◆ **Your objective**:
Where a line holds "this", copy it.

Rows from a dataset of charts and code
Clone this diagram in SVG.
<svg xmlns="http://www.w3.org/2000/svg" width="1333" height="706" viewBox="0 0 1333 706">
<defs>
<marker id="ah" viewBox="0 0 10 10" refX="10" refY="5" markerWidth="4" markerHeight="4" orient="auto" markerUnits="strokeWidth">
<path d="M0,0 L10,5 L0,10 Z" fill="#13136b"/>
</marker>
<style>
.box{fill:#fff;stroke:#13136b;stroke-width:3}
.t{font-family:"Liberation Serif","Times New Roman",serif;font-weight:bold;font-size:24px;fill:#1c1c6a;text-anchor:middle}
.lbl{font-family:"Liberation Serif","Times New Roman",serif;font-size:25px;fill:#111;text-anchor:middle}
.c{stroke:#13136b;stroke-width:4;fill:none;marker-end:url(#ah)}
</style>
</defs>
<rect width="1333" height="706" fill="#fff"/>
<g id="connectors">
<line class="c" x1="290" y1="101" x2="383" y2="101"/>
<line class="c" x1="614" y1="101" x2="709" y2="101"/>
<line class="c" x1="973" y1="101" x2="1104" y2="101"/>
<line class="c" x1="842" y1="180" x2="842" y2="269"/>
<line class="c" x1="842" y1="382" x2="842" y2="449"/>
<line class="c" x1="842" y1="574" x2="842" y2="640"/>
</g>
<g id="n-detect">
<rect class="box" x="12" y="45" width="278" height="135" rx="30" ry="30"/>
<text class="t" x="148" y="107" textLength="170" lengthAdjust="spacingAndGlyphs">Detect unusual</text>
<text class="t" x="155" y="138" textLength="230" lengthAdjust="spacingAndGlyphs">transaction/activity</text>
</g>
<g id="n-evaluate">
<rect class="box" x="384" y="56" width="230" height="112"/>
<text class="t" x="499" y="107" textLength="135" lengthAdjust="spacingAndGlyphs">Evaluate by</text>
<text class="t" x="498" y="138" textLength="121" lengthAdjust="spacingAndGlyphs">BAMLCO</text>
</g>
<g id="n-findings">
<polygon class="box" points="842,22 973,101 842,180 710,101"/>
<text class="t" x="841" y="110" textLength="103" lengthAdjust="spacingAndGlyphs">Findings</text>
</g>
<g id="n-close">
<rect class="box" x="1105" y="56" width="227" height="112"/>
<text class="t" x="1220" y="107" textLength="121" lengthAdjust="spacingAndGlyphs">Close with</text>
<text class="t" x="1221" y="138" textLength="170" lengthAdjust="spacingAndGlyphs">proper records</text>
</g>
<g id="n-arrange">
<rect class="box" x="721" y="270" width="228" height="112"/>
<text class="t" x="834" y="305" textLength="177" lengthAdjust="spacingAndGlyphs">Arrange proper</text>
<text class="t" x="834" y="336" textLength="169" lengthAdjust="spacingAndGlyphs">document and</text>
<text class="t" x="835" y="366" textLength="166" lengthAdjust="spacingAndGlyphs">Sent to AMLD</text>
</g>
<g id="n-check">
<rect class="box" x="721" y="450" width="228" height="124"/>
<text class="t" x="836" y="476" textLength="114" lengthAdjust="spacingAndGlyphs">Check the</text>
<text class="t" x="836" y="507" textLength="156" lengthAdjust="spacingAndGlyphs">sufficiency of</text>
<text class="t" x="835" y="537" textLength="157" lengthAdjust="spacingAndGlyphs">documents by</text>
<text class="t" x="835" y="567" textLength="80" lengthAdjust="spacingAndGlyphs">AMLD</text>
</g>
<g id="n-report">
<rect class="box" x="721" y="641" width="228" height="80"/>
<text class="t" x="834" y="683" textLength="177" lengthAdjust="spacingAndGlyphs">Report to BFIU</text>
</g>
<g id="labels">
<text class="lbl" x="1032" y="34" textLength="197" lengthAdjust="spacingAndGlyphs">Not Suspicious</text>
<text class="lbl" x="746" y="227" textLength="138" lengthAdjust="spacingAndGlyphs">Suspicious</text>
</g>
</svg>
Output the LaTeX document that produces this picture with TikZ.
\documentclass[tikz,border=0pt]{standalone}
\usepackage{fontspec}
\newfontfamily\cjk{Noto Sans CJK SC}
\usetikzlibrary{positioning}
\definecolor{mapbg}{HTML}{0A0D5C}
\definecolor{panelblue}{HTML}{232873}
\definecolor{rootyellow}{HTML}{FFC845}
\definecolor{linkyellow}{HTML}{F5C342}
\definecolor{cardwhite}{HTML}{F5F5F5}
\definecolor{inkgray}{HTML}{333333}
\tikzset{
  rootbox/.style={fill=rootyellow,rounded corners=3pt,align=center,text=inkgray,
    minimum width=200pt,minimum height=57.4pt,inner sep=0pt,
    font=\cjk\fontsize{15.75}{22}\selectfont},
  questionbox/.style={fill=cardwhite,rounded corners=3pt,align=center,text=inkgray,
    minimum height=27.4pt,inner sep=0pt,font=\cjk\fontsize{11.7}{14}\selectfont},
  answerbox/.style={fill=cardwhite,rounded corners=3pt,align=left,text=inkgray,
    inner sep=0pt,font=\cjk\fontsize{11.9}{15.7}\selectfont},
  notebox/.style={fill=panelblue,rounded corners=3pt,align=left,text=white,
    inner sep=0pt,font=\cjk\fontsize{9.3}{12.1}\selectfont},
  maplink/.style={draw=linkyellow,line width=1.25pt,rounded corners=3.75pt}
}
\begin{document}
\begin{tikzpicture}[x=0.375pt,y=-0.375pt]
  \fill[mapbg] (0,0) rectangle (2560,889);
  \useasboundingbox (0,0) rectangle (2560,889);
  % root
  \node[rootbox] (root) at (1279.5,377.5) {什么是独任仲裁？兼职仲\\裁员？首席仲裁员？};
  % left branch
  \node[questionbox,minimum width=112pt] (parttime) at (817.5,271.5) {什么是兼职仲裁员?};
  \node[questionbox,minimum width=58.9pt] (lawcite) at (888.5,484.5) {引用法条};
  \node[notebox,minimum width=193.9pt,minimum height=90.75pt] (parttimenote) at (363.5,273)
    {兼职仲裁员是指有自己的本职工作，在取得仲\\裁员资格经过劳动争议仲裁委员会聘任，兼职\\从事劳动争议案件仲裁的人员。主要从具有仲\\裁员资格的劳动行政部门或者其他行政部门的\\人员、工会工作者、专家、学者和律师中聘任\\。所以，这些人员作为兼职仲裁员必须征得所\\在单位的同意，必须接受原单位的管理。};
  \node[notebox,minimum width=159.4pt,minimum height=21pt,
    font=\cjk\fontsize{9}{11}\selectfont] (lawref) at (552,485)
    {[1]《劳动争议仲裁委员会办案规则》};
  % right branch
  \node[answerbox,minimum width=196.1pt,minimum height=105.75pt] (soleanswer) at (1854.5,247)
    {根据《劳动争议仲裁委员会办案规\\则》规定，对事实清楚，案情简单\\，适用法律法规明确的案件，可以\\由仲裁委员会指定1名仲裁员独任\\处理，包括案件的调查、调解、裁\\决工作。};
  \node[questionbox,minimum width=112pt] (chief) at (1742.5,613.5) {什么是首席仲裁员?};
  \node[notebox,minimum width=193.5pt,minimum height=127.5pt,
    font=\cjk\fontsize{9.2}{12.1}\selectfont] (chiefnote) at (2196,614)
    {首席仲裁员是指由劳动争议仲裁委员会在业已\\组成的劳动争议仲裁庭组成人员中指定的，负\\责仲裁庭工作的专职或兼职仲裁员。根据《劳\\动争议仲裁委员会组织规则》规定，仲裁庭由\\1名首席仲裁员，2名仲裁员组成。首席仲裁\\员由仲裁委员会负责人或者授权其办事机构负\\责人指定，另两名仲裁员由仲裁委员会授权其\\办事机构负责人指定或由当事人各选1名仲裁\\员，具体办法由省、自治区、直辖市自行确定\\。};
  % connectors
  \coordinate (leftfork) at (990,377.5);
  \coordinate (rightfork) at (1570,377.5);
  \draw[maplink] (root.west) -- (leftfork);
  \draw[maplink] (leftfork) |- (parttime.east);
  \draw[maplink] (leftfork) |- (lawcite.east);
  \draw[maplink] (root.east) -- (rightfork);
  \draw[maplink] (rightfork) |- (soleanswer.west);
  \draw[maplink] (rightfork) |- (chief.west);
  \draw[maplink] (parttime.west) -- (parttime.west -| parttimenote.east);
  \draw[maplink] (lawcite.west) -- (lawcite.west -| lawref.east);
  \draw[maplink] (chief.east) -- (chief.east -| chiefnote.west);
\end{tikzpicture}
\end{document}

◆ **Complete response**:
Clone this diagram in SVG.
Output the LaTeX document that produces this picture with TikZ.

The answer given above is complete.